CINEMA: “Culpado – Inocente – Monstro” / “Kaibutsu”
Realização | Hirokazu Kore-eda
Argumento | Yûji Sakamoto
Fotografia | Ryûto Kondô
Montagem | Hirokazu Kore-eda
Interpretação | Sakura Andô, Eita Nagayama, Soya Kurokawa, Hinata Hiiragi, Mitsuki Takahata, Akihiro Kakuta, Shidô Nakamura, Yûko Tanaka
Produção | Megumi Banse, Minami Ichikawa, Taichi Itô, Ryo Ota, Hijiri Taguchi, Kiyoshi Taguchi, Hajime Ushioda, Kenji Yamada, Tatsumi Yoda
Japão | 2023 | Drama, Thriller | 127 Minutos | Maiores de 12 anos
UCI Arrábida 20 – Sala 3
20 Mar 2024 | qua | 13:30
A forma como absorvemos tudo o que nos rodeia, a influência que os estímulos externos têm no nosso comportamento e na tomada de decisões, a facilidade com que aceitamos a verdade daquilo que nos é mostrado ou dito ou a maneira como passamos essa informação aos outros será, naquilo que tem de mais imediato, um dos grandes assuntos deste filme. Muitas das nossas “verdades” têm a sua origem em rumores, estereótipos e doutrinas, novas tendências e estilos, em sistemas complexos de crenças baseadas no “diz que disse”, e é disto que fala “Culpado – Inocente - Monstro”, o mais recente filme de Hirokazu Kore-eda. Colocando a tónica na forma como as reacções mais negativas podem ser determinadas por percepções erróneas, o realizador coloca no centro da história Minato, um adolescente cujo comportamento é fonte de apreensão e desagrado junto da sua mãe, a viúva Saori. Procurando saber se há algo de errado com o filho no seio da escola, Saori percebe que a estranheza dos comportamentos não é exclusiva de Minato.
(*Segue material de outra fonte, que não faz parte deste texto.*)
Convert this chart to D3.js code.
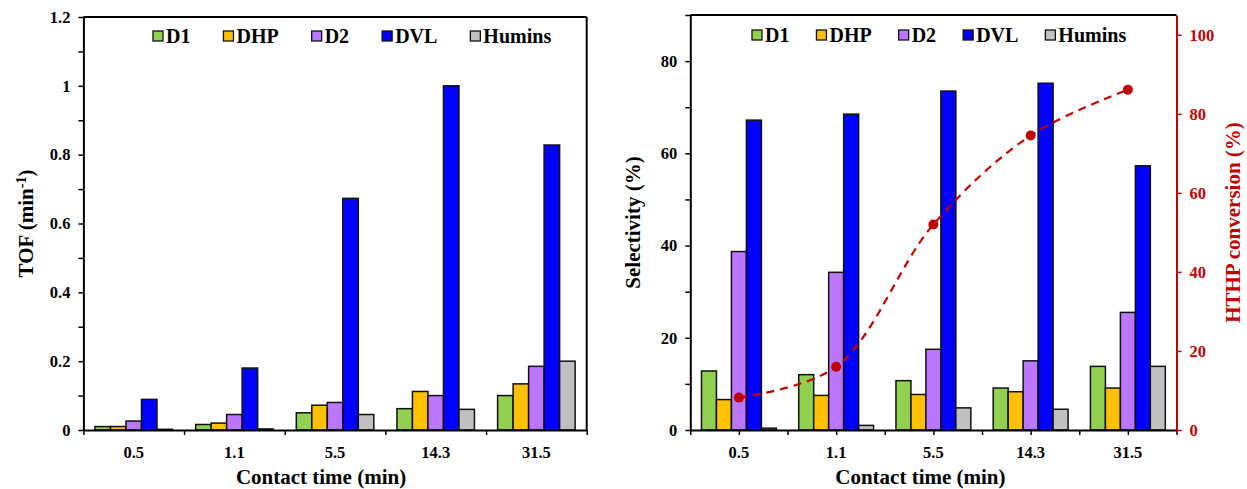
<!DOCTYPE html>
<html>
<head>
<meta charset="utf-8">
<script src="https://cdn.jsdelivr.net/npm/d3@7"></script>
<style>
  body { margin: 0; background: #fff; }
  svg { display: block; font-family: "Liberation Serif", "Times New Roman", Times, "DejaVu Serif", serif; font-weight: bold; }
</style>
</head>
<body>
<div id="chart"></div>
<script>
// data
var categories = ["0.5", "1.1", "5.5", "14.3", "31.5"];
var seriesNames = ["D1", "DHP", "D2", "DVL", "Humins"];
var seriesColors = ["#92D050", "#FFC000", "#BB77FF", "#0000FF", "#C0C0C0"];

// TOF (min-1), left panel
var tofD1 = [0.010, 0.016, 0.050, 0.062, 0.100];
var tofDHP = [0.010, 0.020, 0.072, 0.112, 0.134];
var tofD2 = [0.026, 0.045, 0.080, 0.100, 0.185];
var tofDVL = [0.089, 0.180, 0.673, 1.000, 0.828];
var tofHumins = [0.002, 0.003, 0.045, 0.060, 0.200];

// selectivity (%), right panel
var selD1 = [12.8, 12.0, 10.7, 9.1, 13.8];
var selDHP = [6.6, 7.5, 7.7, 8.3, 9.1];
var selD2 = [38.7, 34.2, 17.5, 15.0, 25.5];
var selDVL = [67.2, 68.5, 73.5, 75.2, 57.3];
var selHumins = [0.4, 1.0, 4.8, 4.5, 13.8];

// HTHP conversion (%), right panel, secondary axis
var conversion = [8.2, 16.0, 52.0, 74.5, 86.1];

var tofTicks = [0, 0.2, 0.4, 0.6, 0.8, 1, 1.2];
var selTicks = [0, 20, 40, 60, 80];
var convTicks = [0, 20, 40, 60, 80, 100];

var W = 1247, H = 489;
var red = "#C00000";
var fontTick = 16.5, fontTitle = 21, fontLegend = 20;
var serif = "'Liberation Serif', 'Times New Roman', Times, serif";

var svg = d3.select("#chart").append("svg")
  .attr("width", W)
  .attr("height", H);

function table(lists) {
  // one row per category, one value per series
  return categories.map(function(c, i) {
    return {cat: c, values: lists.map(function(l, j) { return {name: seriesNames[j], v: l[i]}; })};
  });
}

function drawBars(g, x0, y, rows) {
  var bw = x0.bandwidth();
  var x1 = d3.scaleBand().domain(seriesNames).range([bw * 0.115, bw * 0.885]).padding(0);
  var color = d3.scaleOrdinal().domain(seriesNames).range(seriesColors);
  g.selectAll(".grp")
    .data(rows)
    .enter().append("g")
    .attr("class", "grp")
    .attr("transform", function(d) { return "translate(" + x0(d.cat) + ",0)"; })
    .selectAll("rect")
    .data(function(d) { return d.values; })
    .enter().append("rect")
    .attr("x", function(d) { return x1(d.name); })
    .attr("width", x1.bandwidth())
    .attr("y", function(d) { return y(d.v); })
    .attr("height", function(d) { return y(0) - y(d.v); })
    .style("fill", function(d) { return color(d.name); })
    .style("stroke", "#111")
    .style("stroke-width", 1.5);
}

function bottomAxis(g, x0, left, right, bottom, centerTicks) {
  // tick marks on the category boundaries (and centres on the right panel)
  var n = categories.length;
  var xt = d3.scaleLinear().domain([0, n]).range([left, right]);
  var vals = centerTicks ? d3.range(0, n + 0.01, 0.5) : d3.range(0, n + 1);
  var ax = g.append("g")
    .attr("transform", "translate(0," + bottom + ")")
    .call(d3.axisBottom(xt).tickValues(vals).tickSize(5).tickSizeOuter(0).tickFormat(""));
  ax.select(".domain").style("stroke", "#000").style("stroke-width", 2);
  ax.selectAll(".tick line").style("stroke", "#000").style("stroke-width", 1.5);

  var lab = g.append("g")
    .attr("transform", "translate(0," + bottom + ")")
    .call(d3.axisBottom(x0).tickSize(0).tickPadding(16));
  lab.select(".domain").remove();
  lab.selectAll("text")
    .style("font-size", fontTick + "px")
    .style("font-family", serif)
    .style("font-weight", "bold")
    .style("fill", "#000");
}

function vertAxis(g, axisFn, y, x, ticks, labelTicks, col) {
  var ax = g.append("g")
    .attr("transform", "translate(" + x + ",0)")
    .call(axisFn(y).tickValues(ticks).tickSize(5).tickSizeOuter(0).tickPadding(8)
      .tickFormat(function(d) {
        var hit = labelTicks.some(function(t) { return Math.abs(t - d) < 1e-9; });
        return hit ? d3.format("~g")(d) : "";
      }));
  ax.select(".domain").style("stroke", col).style("stroke-width", 2);
  ax.selectAll(".tick line").style("stroke", col).style("stroke-width", 1.5);
  ax.selectAll("text")
    .style("font-size", fontTick + "px")
    .style("font-family", serif)
    .style("font-weight", "bold")
    .style("fill", col);
}

function legend(g, x, y, gap) {
  var cx = x;
  seriesNames.forEach(function(name, i) {
    g.append("rect")
      .attr("x", cx).attr("y", y - 5)
      .attr("width", 10).attr("height", 10)
      .style("fill", seriesColors[i])
      .style("stroke", "#111").style("stroke-width", 1.3);
    var t = g.append("text")
      .attr("x", cx + 13).attr("y", y + 7)
      .style("font-size", fontLegend + "px")
      .text(name);
    cx += 13 + t.node().getComputedTextLength() + gap;
  });
}

function yTitle(g, x, y, rot) {
  return g.append("text")
    .attr("transform", "translate(" + x + "," + y + ") rotate(" + rot + ")")
    .attr("text-anchor", "middle")
    .style("font-size", fontTitle + "px");
}

// ---------- left panel: TOF ----------
var L = {left: 83.4, right: 586.7, top: 17, bottom: 430};
var gL = svg.append("g");
var xL = d3.scaleBand().domain(categories).range([L.left, L.right]).padding(0);
var yL = d3.scaleLinear().domain([0, 1.2]).range([L.bottom, L.top]);

// frame top / right
gL.append("line").attr("x1", L.left).attr("x2", L.right).attr("y1", L.top).attr("y2", L.top)
  .style("stroke", "#000").style("stroke-width", 2);
gL.append("line").attr("x1", L.right).attr("x2", L.right).attr("y1", L.top).attr("y2", L.bottom)
  .style("stroke", "#000").style("stroke-width", 2);

drawBars(gL, xL, yL, table([tofD1, tofDHP, tofD2, tofDVL, tofHumins]));
bottomAxis(gL, xL, L.left, L.right, L.bottom, false);
vertAxis(gL, d3.axisLeft, yL, L.left, d3.range(0, 1.21, 0.1), tofTicks, "#000");
legend(gL, 153, 36, 33);

var tofLab = yTitle(gL, 33, (L.top + L.bottom) / 2, -90);
tofLab.append("tspan").text("TOF (min");
tofLab.append("tspan").attr("baseline-shift", "super").style("font-size", "14px").text("-1");
tofLab.append("tspan").text(")");

gL.append("text")
  .attr("x", (L.left + L.right) / 2 - 14).attr("y", 484)
  .attr("text-anchor", "middle")
  .style("font-size", fontTitle + "px")
  .text("Contact time (min)");

// ---------- right panel: selectivity + conversion ----------
var R = {left: 690.3, right: 1176.5, top: 15, bottom: 430};
var gR = svg.append("g");
var xR = d3.scaleBand().domain(categories).range([R.left, R.right]).padding(0);
var yR = d3.scaleLinear().domain([0, 90]).range([R.bottom, R.top]);
var yC = d3.scaleLinear().domain([0, 105]).range([R.bottom, R.top]);

gR.append("line").attr("x1", R.left).attr("x2", R.right).attr("y1", R.top).attr("y2", R.top)
  .style("stroke", "#000").style("stroke-width", 2);

drawBars(gR, xR, yR, table([selD1, selDHP, selD2, selDVL, selHumins]));
bottomAxis(gR, xR, R.left, R.right, R.bottom, true);
vertAxis(gR, d3.axisLeft, yR, R.left, d3.range(0, 90.1, 10), selTicks, "#000");
vertAxis(gR, d3.axisRight, yC, R.right, convTicks, convTicks, red);

// conversion line (smoothed, dashed) with dots
var convPts = categories.map(function(c, i) { return {cat: c, v: conversion[i]}; });
var line = d3.line()
  .x(function(d) { return xR(d.cat) + xR.bandwidth() / 2; })
  .y(function(d) { return yC(d.v); })
  .curve(d3.curveCatmullRom.alpha(0.5));
gR.append("path")
  .datum(convPts)
  .attr("d", line)
  .style("fill", "none")
  .style("stroke", red)
  .style("stroke-width", 2.2)
  .style("stroke-dasharray", "8,6");
gR.selectAll(".dot")
  .data(convPts)
  .enter().append("circle")
  .attr("class", "dot")
  .attr("cx", function(d) { return xR(d.cat) + xR.bandwidth() / 2; })
  .attr("cy", function(d) { return yC(d.v); })
  .attr("r", 5)
  .style("fill", red);

legend(gR, 752, 35, 27);

yTitle(gR, 640, (R.top + R.bottom) / 2, -90).text("Selectivity (%)");
yTitle(gR, 1240, (R.top + R.bottom) / 2, -90).style("fill", red).text("HTHP conversion (%)");

gR.append("text")
  .attr("x", (R.left + R.right) / 2 - 13).attr("y", 484)
  .attr("text-anchor", "middle")
  .style("font-size", fontTitle + "px")
  .text("Contact time (min)");
</script>
</body>
</html>
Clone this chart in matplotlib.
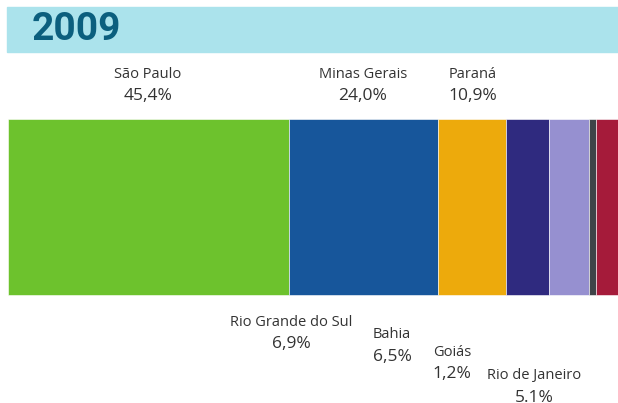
import matplotlib.pyplot as plt

# share of each state, 2009 (%)
states = ['São Paulo', 'Minas Gerais', 'Paraná', 'Rio Grande do Sul',
          'Bahia', 'Goiás', 'Rio de Janeiro']
shares = [45.4, 24.0, 10.9, 6.9, 6.5, 1.2, 5.1]
share_text = ['45,4%', '24,0%', '10,9%', '6,9%', '6,5%', '1,2%', '5.1%']
colors = ['#6dc22d', '#17569b', '#edaa0c', '#2f2a7f',
          '#9690d0', '#3f4448', '#a51b3a']

# label placement in pixels: (x centre, y of name line)
label_px = [(148, 74), (363, 74), (473, 74), (291, 322),
            (392, 335), (452, 352), (534, 376)]

scale = 6.2  # px per percent
x0 = 8       # left edge of bar in px


def px2x(px):
    return (px - x0) / scale


fig = plt.figure(figsize=(6.18, 4.03), dpi=100)
ax = fig.add_axes([0, 0, 1, 1])
ax.set_xlim(px2x(0), px2x(618))
ax.set_ylim(403, 0)
ax.axis('off')

# header band
ax.axhspan(7, 52, xmin=7 / 618, xmax=1, color='#abe3ec', zorder=0)
ax.text(px2x(32), 30, '2009', fontsize=28, fontweight='bold',
        family='Roboto', color='#0b5f7e', va='center', ha='left')

left = 0
for s, v, c in zip(states, shares, colors):
    ax.barh(207, v, left=left, height=176, color=c,
            edgecolor='white', linewidth=0.4)
    left += v

for s, t, (x, y) in zip(states, share_text, label_px):
    ax.text(px2x(x), y, s, ha='center', va='center', fontsize=10.5,
            family='Open Sans', color='#333333')
    ax.text(px2x(x), y + 22, t, ha='center', va='center', fontsize=12.5,
            family='Open Sans', color='#333333')

fig.savefig('out.png', dpi=100)
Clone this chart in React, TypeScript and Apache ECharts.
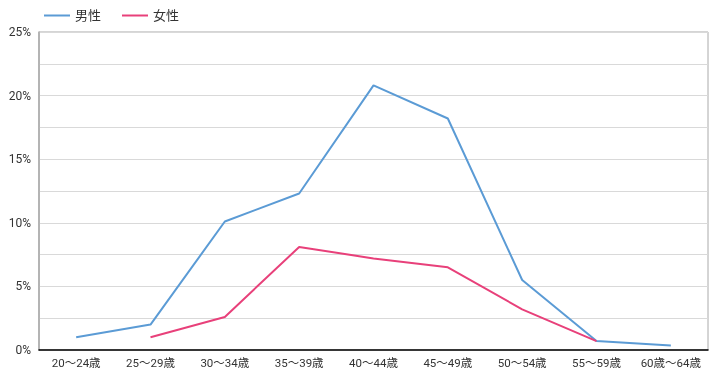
import React, { useEffect, useRef } from "react";
import * as echarts from "echarts";

const categories = ["20～24歳", "25～29歳", "30～34歳", "35～39歳", "40～44歳", "45～49歳", "50～54歳", "55～59歳", "60歳～64歳"];
const maleValues = [1.0, 2.0, 10.1, 12.3, 20.8, 18.2, 5.5, 0.7, 0.35];
const femaleValues: (number | null)[] = [null, 1.0, 2.6, 8.1, 7.2, 6.5, 3.2, 0.7, null];
const seriesNames = ["男性", "女性"];

export default function App() {
  const ref = useRef<HTMLDivElement>(null);
  useEffect(() => {
    if (!ref.current) return;
    const chart = echarts.init(ref.current, null, { renderer: "svg" });
    const font = "Roboto, 'Noto Sans CJK JP', sans-serif";
    chart.setOption({
      animation: false,
      textStyle: { fontFamily: font },
      legend: {
        left: 39,
        top: 4,
        icon: "rect",
        itemWidth: 26,
        itemHeight: 2,
        itemGap: 21,
        textStyle: { fontSize: 13, color: "#333", fontFamily: font },
        data: seriesNames,
      },
      grid: {
        left: 39,
        right: 13,
        top: 32,
        bottom: 32,
        show: true,
        borderColor: "#aaa",
        borderWidth: 1,
      },
      xAxis: {
        type: "category",
        data: categories,
        boundaryGap: true,
        axisLine: { lineStyle: { color: "#000", width: 1.5 } },
        axisTick: { show: false },
        axisLabel: { fontSize: 11.5, color: "#333", margin: 7, fontFamily: font, interval: 0 },
      },
      yAxis: {
        type: "value",
        min: 0,
        max: 25,
        interval: 2.5,
        axisLine: { show: true, lineStyle: { color: "#aaa", width: 1.5 } },
        axisTick: { show: false },
        splitLine: { lineStyle: { color: "#d9d9d9" } },
        axisLabel: {
          fontSize: 12,
          color: "#333",
          margin: 8,
          fontFamily: font,
          formatter: (v: number) => (Math.abs(v % 5) < 1e-9 ? v + "%" : ""),
        },
      },
      series: [
        {
          name: seriesNames[0],
          type: "line",
          data: maleValues,
          symbol: "none",
          lineStyle: { color: "#5B9BD5", width: 2 },
          itemStyle: { color: "#5B9BD5" },
        },
        {
          name: seriesNames[1],
          type: "line",
          data: femaleValues,
          symbol: "none",
          lineStyle: { color: "#E8407A", width: 2 },
          itemStyle: { color: "#E8407A" },
        },
      ],
    });
    return () => chart.dispose();
  }, []);
  return <div ref={ref} style={{ position: "fixed", left: 0, top: 0, width: 721, height: 382 }} />;
}
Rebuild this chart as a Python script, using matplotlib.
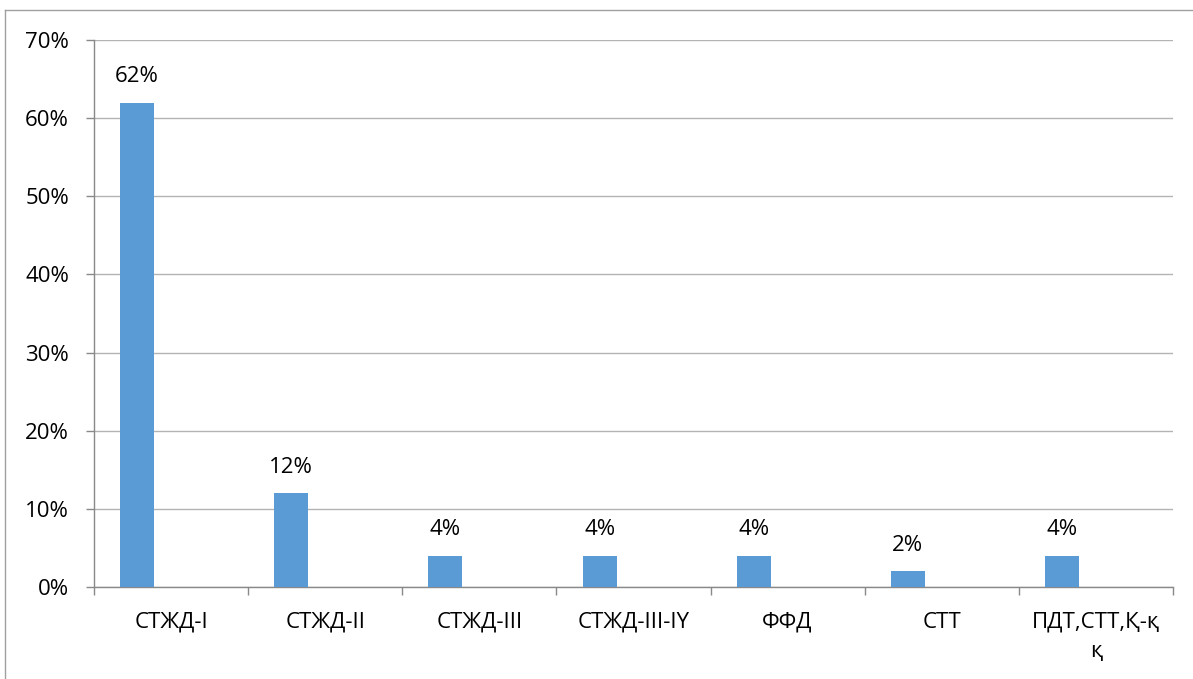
import matplotlib
matplotlib.use("Agg")
import matplotlib.pyplot as plt
from matplotlib.lines import Line2D
from matplotlib.ticker import FuncFormatter
import numpy as np

categories = ["СТЖД-I", "СТЖД-II", "СТЖД-III", "СТЖД-III-IY", "ФФД", "СТТ", "ПДТ,СТТ,Қ-қ\nқ"]
values = [62, 12, 4, 4, 4, 2, 4]
labels = ["62%", "12%", "4%", "4%", "4%", "2%", "4%"]
yticks = [0, 10, 20, 30, 40, 50, 60, 70]

plt.rcParams['font.family'] = ['Open Sans', 'DejaVu Sans']
FS = 16

fig = plt.figure(figsize=(11.93, 6.79), dpi=100)
ax = fig.add_axes([0.0788, 0.1355, 0.9832 - 0.0788, 0.9411 - 0.1355])

x = np.arange(len(categories))
bw = 0.22
bars = ax.bar(x - bw, values, width=bw, color="#5b9bd5", zorder=3)
for xi, v, lab in zip(x, values, labels):
    ax.annotate(lab, (xi - bw, v), xytext=(0, 11), textcoords="offset points",
                ha="center", va="bottom", fontsize=FS, color="#000000")

ax.set_xlim(-0.5, len(categories) - 0.5)
ax.set_ylim(0, 70)
ax.set_yticks(yticks)
ax.yaxis.set_major_formatter(FuncFormatter(lambda v, p: f"{int(v)}%"))
ax.yaxis.grid(True, color="#b3b3b3", linewidth=1.0, zorder=0)
ax.set_xticks(x)
ax.set_xticklabels(categories, fontsize=FS, linespacing=1.5)
ax.set_xticks(np.arange(len(categories) + 1) - 0.5, minor=True)
ax.tick_params(axis="x", which="major", length=0, pad=18)
ax.tick_params(axis="x", which="minor", length=6, color="#898989", width=1)
ax.tick_params(axis="y", length=6, color="#898989", width=1, pad=12, labelsize=FS)

for s in ["top", "right"]:
    ax.spines[s].set_visible(False)
for s in ["left", "bottom"]:
    ax.spines[s].set_color("#898989")
    ax.spines[s].set_linewidth(1)

# outer chart-area border (only top and left visible)
fig.add_artist(Line2D([5/1193, 1.05], [1 - 10/679, 1 - 10/679], transform=fig.transFigure, color="#a0a0a0", linewidth=1))
fig.add_artist(Line2D([5/1193, 5/1193], [-0.05, 1 - 10/679], transform=fig.transFigure, color="#a0a0a0", linewidth=1))

fig.savefig("out.png", dpi=100)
O argumento de Yûji Sakamoto é um “puzzle” inteligente, dispondo a história em camadas que ampliam a dimensão do drama e abrem espaço para que seja possível isolar o que de monstro existe em cada uma das personagens. Intrigante, denso e envolvente, o filme mostra, na sua espessura, um conjunto de sentimentos intimamente ligados à individualidade da pessoa, naquilo que tem de auto-afirmação mas também de desejo, em muitos casos reprimido. Todos os protagonistas centrais desta história têm a sua própria verdade, cabendo ao espectador fazer a destrinça entre o que é certo ou errado, o que se adequa ou o que foge à norma. As alterações de perspectiva que Kore-eda introduz ao longo do filme levam o espectador a pôr em causa a sua própria verdade, atendendo a questões como o preconceito ou os juízos precipitados. Mergulhados no ambiente do thriller, não deixaremos de nos surpreender com o quanto de mentiras e mal-entendidos podem abrigar-se numa trama complexa e que justificam as atitudes e comportamentos mais díspares.
Essencialmente, este é um filme sobre a relação que dois adolescentes estabelecem entre si, a amizade como uma espécie de escudo protector contra um ambiente profundamente hostil, na escola como no seio familiar. Sensível sem ser lamechas, Kore-eda junta à delicadeza do seu olhar a frontalidade e a dureza, tal como nos seus dois filmes anteriores, “Shoplifters” e “Broker - Intermediários”. As convenções sociais e a própria cultura nipónica estão igualmente muito presentes neste filme ao percebermos o quanto de pernicioso pode abrigar-se nos costumes conformistas de um Japão mergulhado nos valores tradicionais, em que a norma é o bem maior e tudo o que sai fora do padrão deve ser liminarmente rejeitado. “Inocente - Culpado - Monstro” conquistou em Cannes o prémio para o melhor argumento e Hirokazu Kore-eda dedicou o filme ao compositor Ryûichi Sakamoto, que assina aqui a sua última banda sonora. O que pode haver de humano num monstro (ou de monstro num ser humano) eis a questão.